▶ [Task description]:
Skip the pictures. Set down, word for word, the lines from the start of the material up to and including the line with "var pLeft = 71, pRight".
━━━━━━━━━━━━━━━━━━━━━━━━━━━━━━
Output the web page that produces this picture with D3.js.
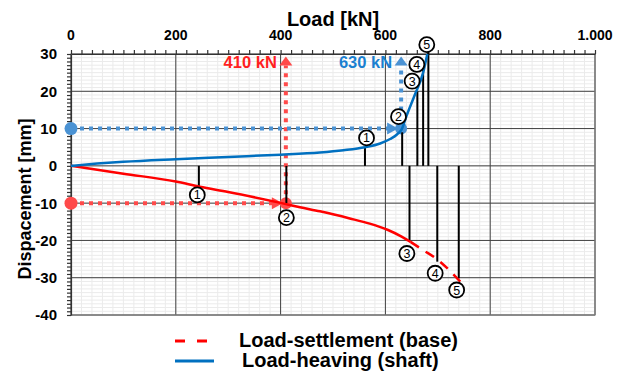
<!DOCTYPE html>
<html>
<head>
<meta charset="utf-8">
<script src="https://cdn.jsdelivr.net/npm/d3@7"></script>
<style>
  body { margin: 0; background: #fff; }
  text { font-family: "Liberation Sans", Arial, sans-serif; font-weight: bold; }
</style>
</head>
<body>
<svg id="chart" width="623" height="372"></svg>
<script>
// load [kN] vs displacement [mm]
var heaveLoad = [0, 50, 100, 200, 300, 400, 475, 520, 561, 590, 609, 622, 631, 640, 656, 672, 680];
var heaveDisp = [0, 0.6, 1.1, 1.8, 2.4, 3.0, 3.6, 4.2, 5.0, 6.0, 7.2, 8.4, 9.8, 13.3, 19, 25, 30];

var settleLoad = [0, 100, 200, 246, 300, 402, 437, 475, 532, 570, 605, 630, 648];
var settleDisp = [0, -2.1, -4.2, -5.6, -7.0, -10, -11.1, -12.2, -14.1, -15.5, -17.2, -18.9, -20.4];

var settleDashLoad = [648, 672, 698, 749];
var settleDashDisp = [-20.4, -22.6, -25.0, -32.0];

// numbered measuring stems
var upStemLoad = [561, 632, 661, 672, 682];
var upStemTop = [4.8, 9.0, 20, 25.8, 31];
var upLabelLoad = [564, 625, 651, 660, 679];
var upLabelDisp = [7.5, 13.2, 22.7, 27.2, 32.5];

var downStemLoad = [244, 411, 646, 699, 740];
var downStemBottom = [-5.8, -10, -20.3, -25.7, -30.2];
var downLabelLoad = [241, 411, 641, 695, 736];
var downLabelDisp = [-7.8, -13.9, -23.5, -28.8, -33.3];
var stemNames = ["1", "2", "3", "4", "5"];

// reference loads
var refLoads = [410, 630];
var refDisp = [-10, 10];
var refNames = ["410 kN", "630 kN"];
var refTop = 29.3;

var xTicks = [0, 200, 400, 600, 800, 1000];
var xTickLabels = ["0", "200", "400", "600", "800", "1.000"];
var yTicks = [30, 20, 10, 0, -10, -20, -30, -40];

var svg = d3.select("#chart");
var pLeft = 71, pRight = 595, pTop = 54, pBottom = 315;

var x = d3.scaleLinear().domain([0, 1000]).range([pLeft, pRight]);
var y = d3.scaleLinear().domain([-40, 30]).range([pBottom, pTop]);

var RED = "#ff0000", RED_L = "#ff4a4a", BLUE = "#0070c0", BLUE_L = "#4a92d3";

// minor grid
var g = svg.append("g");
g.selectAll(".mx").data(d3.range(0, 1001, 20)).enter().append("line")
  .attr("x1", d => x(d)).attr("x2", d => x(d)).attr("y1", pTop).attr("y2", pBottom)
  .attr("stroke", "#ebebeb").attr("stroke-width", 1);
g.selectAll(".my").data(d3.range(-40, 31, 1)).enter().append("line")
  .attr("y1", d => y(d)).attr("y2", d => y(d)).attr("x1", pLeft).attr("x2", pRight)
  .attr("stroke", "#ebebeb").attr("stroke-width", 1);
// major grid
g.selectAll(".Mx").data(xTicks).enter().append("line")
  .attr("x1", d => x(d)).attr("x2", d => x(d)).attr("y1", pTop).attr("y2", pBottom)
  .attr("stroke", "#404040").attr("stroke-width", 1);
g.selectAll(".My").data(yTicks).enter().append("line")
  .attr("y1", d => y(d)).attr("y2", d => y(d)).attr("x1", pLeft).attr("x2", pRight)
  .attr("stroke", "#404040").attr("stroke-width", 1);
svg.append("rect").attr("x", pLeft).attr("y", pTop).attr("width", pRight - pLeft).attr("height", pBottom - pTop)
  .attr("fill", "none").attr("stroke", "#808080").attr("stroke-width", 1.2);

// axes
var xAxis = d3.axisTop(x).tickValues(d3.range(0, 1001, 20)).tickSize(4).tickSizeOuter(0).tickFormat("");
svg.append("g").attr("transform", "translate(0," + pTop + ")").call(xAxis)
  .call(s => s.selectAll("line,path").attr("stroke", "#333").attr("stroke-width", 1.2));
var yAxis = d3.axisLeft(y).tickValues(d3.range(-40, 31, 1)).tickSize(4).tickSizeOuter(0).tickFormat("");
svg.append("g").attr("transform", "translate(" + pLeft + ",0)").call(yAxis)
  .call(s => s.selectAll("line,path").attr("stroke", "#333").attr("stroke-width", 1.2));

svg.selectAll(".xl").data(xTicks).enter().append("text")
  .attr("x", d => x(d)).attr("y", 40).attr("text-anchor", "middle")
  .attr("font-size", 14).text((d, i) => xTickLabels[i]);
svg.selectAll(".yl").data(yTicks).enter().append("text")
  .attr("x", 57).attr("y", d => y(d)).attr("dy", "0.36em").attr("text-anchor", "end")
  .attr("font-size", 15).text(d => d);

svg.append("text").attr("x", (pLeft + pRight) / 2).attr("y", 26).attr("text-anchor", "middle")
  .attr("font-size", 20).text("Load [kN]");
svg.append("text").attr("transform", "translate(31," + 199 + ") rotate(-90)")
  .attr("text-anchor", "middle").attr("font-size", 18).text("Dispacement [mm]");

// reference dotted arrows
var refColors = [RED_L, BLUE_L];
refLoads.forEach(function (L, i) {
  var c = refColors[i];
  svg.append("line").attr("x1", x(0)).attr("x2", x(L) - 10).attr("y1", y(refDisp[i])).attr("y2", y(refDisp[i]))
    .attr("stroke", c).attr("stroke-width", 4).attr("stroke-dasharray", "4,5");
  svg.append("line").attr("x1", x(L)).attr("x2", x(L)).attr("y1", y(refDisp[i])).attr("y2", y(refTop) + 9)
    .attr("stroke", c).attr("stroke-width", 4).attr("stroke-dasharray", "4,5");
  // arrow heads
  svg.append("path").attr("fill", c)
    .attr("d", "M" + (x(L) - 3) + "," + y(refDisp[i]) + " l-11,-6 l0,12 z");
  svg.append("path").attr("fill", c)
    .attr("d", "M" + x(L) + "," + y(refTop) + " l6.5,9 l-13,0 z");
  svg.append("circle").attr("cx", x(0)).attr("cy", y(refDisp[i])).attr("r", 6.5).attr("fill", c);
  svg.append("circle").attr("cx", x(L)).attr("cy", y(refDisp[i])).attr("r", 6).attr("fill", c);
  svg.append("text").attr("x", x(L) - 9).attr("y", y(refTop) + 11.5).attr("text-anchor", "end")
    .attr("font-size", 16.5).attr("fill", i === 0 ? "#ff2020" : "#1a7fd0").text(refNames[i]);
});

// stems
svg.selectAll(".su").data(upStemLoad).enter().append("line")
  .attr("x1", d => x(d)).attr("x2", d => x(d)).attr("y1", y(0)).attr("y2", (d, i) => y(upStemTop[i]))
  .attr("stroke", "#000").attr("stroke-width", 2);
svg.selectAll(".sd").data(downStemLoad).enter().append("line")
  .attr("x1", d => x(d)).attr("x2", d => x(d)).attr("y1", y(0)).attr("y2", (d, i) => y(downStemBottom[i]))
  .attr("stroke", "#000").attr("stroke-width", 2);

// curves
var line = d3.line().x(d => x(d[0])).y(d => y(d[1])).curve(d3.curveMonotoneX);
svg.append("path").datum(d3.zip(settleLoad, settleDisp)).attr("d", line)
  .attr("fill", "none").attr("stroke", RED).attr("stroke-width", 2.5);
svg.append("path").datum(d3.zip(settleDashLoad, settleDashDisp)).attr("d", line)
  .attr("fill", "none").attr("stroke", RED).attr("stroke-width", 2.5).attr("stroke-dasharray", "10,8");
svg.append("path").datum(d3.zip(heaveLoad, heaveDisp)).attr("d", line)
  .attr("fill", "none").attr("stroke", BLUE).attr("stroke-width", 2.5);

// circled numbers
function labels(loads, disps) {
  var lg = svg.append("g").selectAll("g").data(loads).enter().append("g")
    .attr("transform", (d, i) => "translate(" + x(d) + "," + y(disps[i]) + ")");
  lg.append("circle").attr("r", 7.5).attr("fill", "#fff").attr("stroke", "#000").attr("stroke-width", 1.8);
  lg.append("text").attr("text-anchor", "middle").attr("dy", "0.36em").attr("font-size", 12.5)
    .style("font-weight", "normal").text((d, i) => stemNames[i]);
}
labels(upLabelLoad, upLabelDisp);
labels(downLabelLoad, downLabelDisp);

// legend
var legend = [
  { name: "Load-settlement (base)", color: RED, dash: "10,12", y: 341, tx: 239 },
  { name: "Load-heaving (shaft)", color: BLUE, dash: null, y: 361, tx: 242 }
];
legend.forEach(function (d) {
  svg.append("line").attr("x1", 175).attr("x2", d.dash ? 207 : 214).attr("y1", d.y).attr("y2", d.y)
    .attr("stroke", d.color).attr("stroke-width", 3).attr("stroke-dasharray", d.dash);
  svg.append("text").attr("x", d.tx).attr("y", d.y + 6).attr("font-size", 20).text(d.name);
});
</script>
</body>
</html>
━━━━━━━━━━━━━━━━━━━━━━━━━━━━━━
▶ [The answer]:
Output the web page that produces this picture with D3.js.
<!DOCTYPE html>
<html>
<head>
<meta charset="utf-8">
<script src="https://cdn.jsdelivr.net/npm/d3@7"></script>
<style>
  body { margin: 0; background: #fff; }
  text { font-family: "Liberation Sans", Arial, sans-serif; font-weight: bold; }
</style>
</head>
<body>
<svg id="chart" width="623" height="372"></svg>
<script>
// load [kN] vs displacement [mm]
var heaveLoad = [0, 50, 100, 200, 300, 400, 475, 520, 561, 590, 609, 622, 631, 640, 656, 672, 680];
var heaveDisp = [0, 0.6, 1.1, 1.8, 2.4, 3.0, 3.6, 4.2, 5.0, 6.0, 7.2, 8.4, 9.8, 13.3, 19, 25, 30];

var settleLoad = [0, 100, 200, 246, 300, 402, 437, 475, 532, 570, 605, 630, 648];
var settleDisp = [0, -2.1, -4.2, -5.6, -7.0, -10, -11.1, -12.2, -14.1, -15.5, -17.2, -18.9, -20.4];

var settleDashLoad = [648, 672, 698, 749];
var settleDashDisp = [-20.4, -22.6, -25.0, -32.0];

// numbered measuring stems
var upStemLoad = [561, 632, 661, 672, 682];
var upStemTop = [4.8, 9.0, 20, 25.8, 31];
var upLabelLoad = [564, 625, 651, 660, 679];
var upLabelDisp = [7.5, 13.2, 22.7, 27.2, 32.5];

var downStemLoad = [244, 411, 646, 699, 740];
var downStemBottom = [-5.8, -10, -20.3, -25.7, -30.2];
var downLabelLoad = [241, 411, 641, 695, 736];
var downLabelDisp = [-7.8, -13.9, -23.5, -28.8, -33.3];
var stemNames = ["1", "2", "3", "4", "5"];

// reference loads
var refLoads = [410, 630];
var refDisp = [-10, 10];
var refNames = ["410 kN", "630 kN"];
var refTop = 29.3;

var xTicks = [0, 200, 400, 600, 800, 1000];
var xTickLabels = ["0", "200", "400", "600", "800", "1.000"];
var yTicks = [30, 20, 10, 0, -10, -20, -30, -40];

var svg = d3.select("#chart");
var pLeft = 71, pRight = 595, pTop = 54, pBottom = 315;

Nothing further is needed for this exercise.